Implementation pointers (builders + investors)
- Separate programmatic from primary: When designing issuance or sales, keep the Torres split in mind. Secondary-market liquidity and RLUSD-based settlement rails reduce legal risk for retail flows; bespoke institutional placements require careful securities analysis and may be barred by the injunction.
- Lean into stablecoin-first flows: The new U.S. law makes RLUSD-denominated settlements and B2B payables viable for mainstream treasuries—subject to KYC/AML and counterparties’ policies. Centralize audits, attestations, and reporting to enterprise standards.
- Use CME futures for risk: If you warehouse XRP (e.g., for market-making), hedge directionally with regulated futures and pass on the tighter spreads to clients.
- Regulatory portability: Map U.S. clarity to other hubs (EU, UK, HK, SG). Some jurisdictions (e.g., Hong Kong) are tightening KYC around stablecoins; design your product’s compliance envelope for the strictest regime you plan to serve.
The timeline in focus
Figure 1 (above) charts the case from Dec 22, 2020 (SEC complaint) through Jul 13, 2023 (summary judgment), Oct 19, 2023 (dismissal of individual claims with prejudice), Jun 26, 2025 (judge denies attempt to soften remedies) and Aug 7, 2025 (mutual dismissal of appeals). The figure is meant for board decks and investor memos; feel free to reuse it.
Market structure: what changes next
With legal finality, U.S. exchanges and prime brokers can plan beyond quarter-to-quarter litigation risks. Two dynamics to watch:
- Liquidity depth and derivatives basis — CME futures provide a standardized, CFTC-regulated hedge. If open interest grows, the spot-futures basis can anchor more sophisticated liquidity strategies around XRP, reducing volatility spikes around headlines.

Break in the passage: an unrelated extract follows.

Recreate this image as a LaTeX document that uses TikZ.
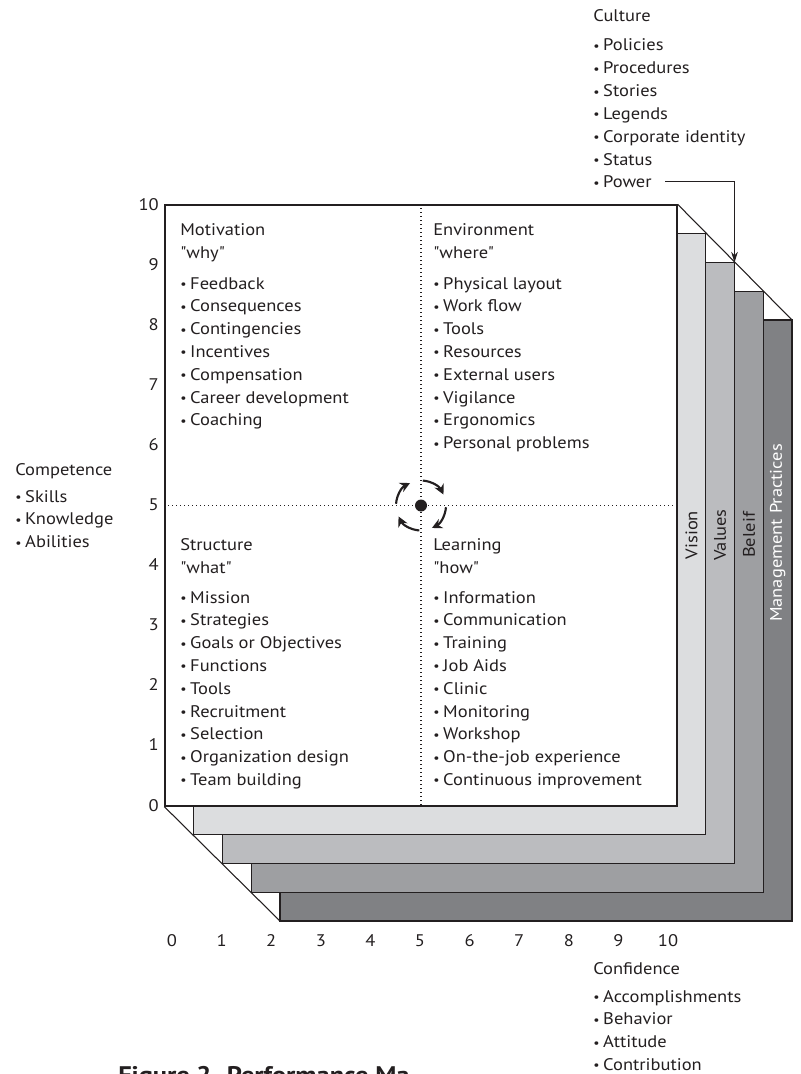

- Stablecoin settlement in the enterprise — The U.S. law hits the two pain points—reserves and transparency. That unlocks procurement, payroll, and cross-border payables where finance chiefs insist on clear rules and monthly attestations. Ripple’s Rail acquisition, once closed, squarely targets this enterprise settlement stack.
What to watch (next 3–6 months)
- Post-judgment compliance — Expect Ripple to continue operating under the injunction’s constraints for institutional transactions; monitor for updated disclosures and controls.
- Bank connectivity — RLUSD’s bank partners, attestation cadence, and integration into treasury systems will be a leading indicator of mainstream adoption.
- Derivatives adoption — CME XRP futures volumes and OI will telegraph whether institutions are truly committing capital to the asset class.
- Global policy — As the U.S. clarifies stablecoins, other jurisdictions will respond—some looser, some tighter; product teams should build modular compliance for swift localization.
Conclusion
By withdrawing their appeals, Ripple and the SEC have ended one of crypto’s defining court battles. The district court’s 2023 reasoning now frames XRP’s legal posture for this case: retail exchange trading is outside Howey’s investment-contract zone on these facts, while unregistered institutional sales drew sanctions and a lasting injunction. That clarity—combined with a federal stablecoin law, CME-listed XRP futures, and Ripple’s RLUSD-centric M&A—creates a pragmatic runway for builders and treasurers.
For readers hunting new assets, the signal is institutionalization: regulated derivatives, stablecoin-based settlement, and compliant secondary-market liquidity. For those seeking new revenue, think like a payments company: monetize per-transaction spreads in $, treasury APIs in $, and premium enterprise workflows in $—with XRP and RLUSD doing the heavy lifting under clearer rules.